PROBLEM TO WORK ON: Transcribe everything in the data word for word. Pictures are left out.
— Start DATA SHOWN —
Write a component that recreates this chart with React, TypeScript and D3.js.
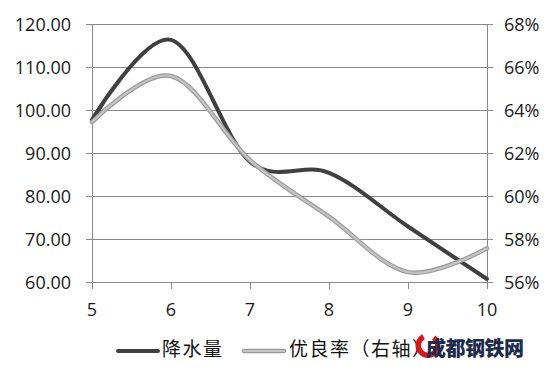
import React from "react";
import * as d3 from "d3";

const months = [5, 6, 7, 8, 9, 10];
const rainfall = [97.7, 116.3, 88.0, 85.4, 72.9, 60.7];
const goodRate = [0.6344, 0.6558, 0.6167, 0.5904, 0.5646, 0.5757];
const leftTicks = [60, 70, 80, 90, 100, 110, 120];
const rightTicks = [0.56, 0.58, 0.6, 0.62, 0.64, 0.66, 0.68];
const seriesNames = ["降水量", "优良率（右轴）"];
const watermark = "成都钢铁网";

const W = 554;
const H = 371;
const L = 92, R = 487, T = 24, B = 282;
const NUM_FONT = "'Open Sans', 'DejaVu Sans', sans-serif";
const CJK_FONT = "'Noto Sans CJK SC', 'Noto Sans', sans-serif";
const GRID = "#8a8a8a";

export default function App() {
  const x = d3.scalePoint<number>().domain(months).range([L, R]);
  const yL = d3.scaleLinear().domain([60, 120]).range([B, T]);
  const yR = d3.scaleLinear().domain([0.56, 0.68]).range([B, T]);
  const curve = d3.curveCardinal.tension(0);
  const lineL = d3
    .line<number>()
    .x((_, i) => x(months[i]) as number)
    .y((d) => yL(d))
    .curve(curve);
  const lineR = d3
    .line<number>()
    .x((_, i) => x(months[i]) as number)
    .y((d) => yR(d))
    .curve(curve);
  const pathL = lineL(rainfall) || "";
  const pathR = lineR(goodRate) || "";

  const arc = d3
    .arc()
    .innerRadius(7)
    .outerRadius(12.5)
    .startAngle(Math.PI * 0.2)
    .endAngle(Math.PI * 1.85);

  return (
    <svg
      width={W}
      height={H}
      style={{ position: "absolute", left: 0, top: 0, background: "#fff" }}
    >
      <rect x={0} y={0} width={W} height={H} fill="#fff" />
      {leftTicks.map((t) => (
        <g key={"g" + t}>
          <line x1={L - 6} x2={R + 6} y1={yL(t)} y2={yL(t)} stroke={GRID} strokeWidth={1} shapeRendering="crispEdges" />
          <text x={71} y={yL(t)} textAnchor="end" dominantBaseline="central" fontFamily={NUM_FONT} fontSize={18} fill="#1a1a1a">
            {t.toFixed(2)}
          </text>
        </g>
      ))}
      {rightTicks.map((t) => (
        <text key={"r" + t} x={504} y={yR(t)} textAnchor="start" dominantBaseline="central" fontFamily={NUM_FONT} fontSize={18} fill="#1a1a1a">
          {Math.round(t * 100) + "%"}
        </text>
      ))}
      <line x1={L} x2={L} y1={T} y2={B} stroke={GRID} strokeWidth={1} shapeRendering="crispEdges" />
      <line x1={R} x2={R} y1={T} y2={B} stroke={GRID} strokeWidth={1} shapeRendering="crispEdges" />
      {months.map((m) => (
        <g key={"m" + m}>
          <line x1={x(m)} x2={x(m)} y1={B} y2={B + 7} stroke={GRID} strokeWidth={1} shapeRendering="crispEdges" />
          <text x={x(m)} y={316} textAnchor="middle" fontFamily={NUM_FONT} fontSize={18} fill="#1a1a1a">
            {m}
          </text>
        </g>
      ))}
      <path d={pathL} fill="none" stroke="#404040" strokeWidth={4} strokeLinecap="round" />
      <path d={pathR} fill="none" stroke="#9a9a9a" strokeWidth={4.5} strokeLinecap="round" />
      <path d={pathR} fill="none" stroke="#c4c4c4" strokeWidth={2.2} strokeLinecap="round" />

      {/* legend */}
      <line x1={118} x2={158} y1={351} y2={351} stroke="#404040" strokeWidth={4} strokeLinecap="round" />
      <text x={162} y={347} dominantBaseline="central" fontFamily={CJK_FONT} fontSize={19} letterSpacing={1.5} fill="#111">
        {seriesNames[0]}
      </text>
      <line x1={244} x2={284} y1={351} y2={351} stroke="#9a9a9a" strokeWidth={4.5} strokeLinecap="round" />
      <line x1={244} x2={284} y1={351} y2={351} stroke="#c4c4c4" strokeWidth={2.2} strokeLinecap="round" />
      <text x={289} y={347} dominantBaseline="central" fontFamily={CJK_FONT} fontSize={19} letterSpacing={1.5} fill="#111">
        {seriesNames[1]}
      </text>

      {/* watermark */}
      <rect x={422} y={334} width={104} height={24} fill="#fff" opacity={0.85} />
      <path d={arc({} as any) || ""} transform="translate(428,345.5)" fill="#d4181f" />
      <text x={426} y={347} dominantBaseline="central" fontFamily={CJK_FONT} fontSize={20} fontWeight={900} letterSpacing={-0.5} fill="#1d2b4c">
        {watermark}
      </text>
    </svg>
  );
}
— End DATA SHOWN —
TASK SOLUTION:
Write a component that recreates this chart with React, TypeScript and D3.js.
import React from "react";
import * as d3 from "d3";

const months = [5, 6, 7, 8, 9, 10];
const rainfall = [97.7, 116.3, 88.0, 85.4, 72.9, 60.7];
const goodRate = [0.6344, 0.6558, 0.6167, 0.5904, 0.5646, 0.5757];
const leftTicks = [60, 70, 80, 90, 100, 110, 120];
const rightTicks = [0.56, 0.58, 0.6, 0.62, 0.64, 0.66, 0.68];
const seriesNames = ["降水量", "优良率（右轴）"];
const watermark = "成都钢铁网";

const W = 554;
const H = 371;
const L = 92, R = 487, T = 24, B = 282;
const NUM_FONT = "'Open Sans', 'DejaVu Sans', sans-serif";
const CJK_FONT = "'Noto Sans CJK SC', 'Noto Sans', sans-serif";
const GRID = "#8a8a8a";

export default function App() {
  const x = d3.scalePoint<number>().domain(months).range([L, R]);
  const yL = d3.scaleLinear().domain([60, 120]).range([B, T]);
  const yR = d3.scaleLinear().domain([0.56, 0.68]).range([B, T]);
  const curve = d3.curveCardinal.tension(0);
  const lineL = d3
    .line<number>()
    .x((_, i) => x(months[i]) as number)
    .y((d) => yL(d))
    .curve(curve);
  const lineR = d3
    .line<number>()
    .x((_, i) => x(months[i]) as number)
    .y((d) => yR(d))
    .curve(curve);
  const pathL = lineL(rainfall) || "";
  const pathR = lineR(goodRate) || "";

  const arc = d3
    .arc()
    .innerRadius(7)
    .outerRadius(12.5)
    .startAngle(Math.PI * 0.2)
    .endAngle(Math.PI * 1.85);

  return (
    <svg
      width={W}
      height={H}
      style={{ position: "absolute", left: 0, top: 0, background: "#fff" }}
    >
      <rect x={0} y={0} width={W} height={H} fill="#fff" />
      {leftTicks.map((t) => (
        <g key={"g" + t}>
          <line x1={L - 6} x2={R + 6} y1={yL(t)} y2={yL(t)} stroke={GRID} strokeWidth={1} shapeRendering="crispEdges" />
          <text x={71} y={yL(t)} textAnchor="end" dominantBaseline="central" fontFamily={NUM_FONT} fontSize={18} fill="#1a1a1a">
            {t.toFixed(2)}
          </text>
        </g>
      ))}
      {rightTicks.map((t) => (
        <text key={"r" + t} x={504} y={yR(t)} textAnchor="start" dominantBaseline="central" fontFamily={NUM_FONT} fontSize={18} fill="#1a1a1a">
          {Math.round(t * 100) + "%"}
        </text>
      ))}
      <line x1={L} x2={L} y1={T} y2={B} stroke={GRID} strokeWidth={1} shapeRendering="crispEdges" />
      <line x1={R} x2={R} y1={T} y2={B} stroke={GRID} strokeWidth={1} shapeRendering="crispEdges" />
      {months.map((m) => (
        <g key={"m" + m}>
          <line x1={x(m)} x2={x(m)} y1={B} y2={B + 7} stroke={GRID} strokeWidth={1} shapeRendering="crispEdges" />
          <text x={x(m)} y={316} textAnchor="middle" fontFamily={NUM_FONT} fontSize={18} fill="#1a1a1a">
            {m}
          </text>
        </g>
      ))}
      <path d={pathL} fill="none" stroke="#404040" strokeWidth={4} strokeLinecap="round" />
      <path d={pathR} fill="none" stroke="#9a9a9a" strokeWidth={4.5} strokeLinecap="round" />
      <path d={pathR} fill="none" stroke="#c4c4c4" strokeWidth={2.2} strokeLinecap="round" />

      {/* legend */}
      <line x1={118} x2={158} y1={351} y2={351} stroke="#404040" strokeWidth={4} strokeLinecap="round" />
      <text x={162} y={347} dominantBaseline="central" fontFamily={CJK_FONT} fontSize={19} letterSpacing={1.5} fill="#111">
        {seriesNames[0]}
      </text>
      <line x1={244} x2={284} y1={351} y2={351} stroke="#9a9a9a" strokeWidth={4.5} strokeLinecap="round" />
      <line x1={244} x2={284} y1={351} y2={351} stroke="#c4c4c4" strokeWidth={2.2} strokeLinecap="round" />
      <text x={289} y={347} dominantBaseline="central" fontFamily={CJK_FONT} fontSize={19} letterSpacing={1.5} fill="#111">
        {seriesNames[1]}
      </text>

      {/* watermark */}
      <rect x={422} y={334} width={104} height={24} fill="#fff" opacity={0.85} />
      <path d={arc({} as any) || ""} transform="translate(428,345.5)" fill="#d4181f" />
      <text x={426} y={347} dominantBaseline="central" fontFamily={CJK_FONT} fontSize={20} fontWeight={900} letterSpacing={-0.5} fill="#1d2b4c">
        {watermark}
      </text>
    </svg>
  );
}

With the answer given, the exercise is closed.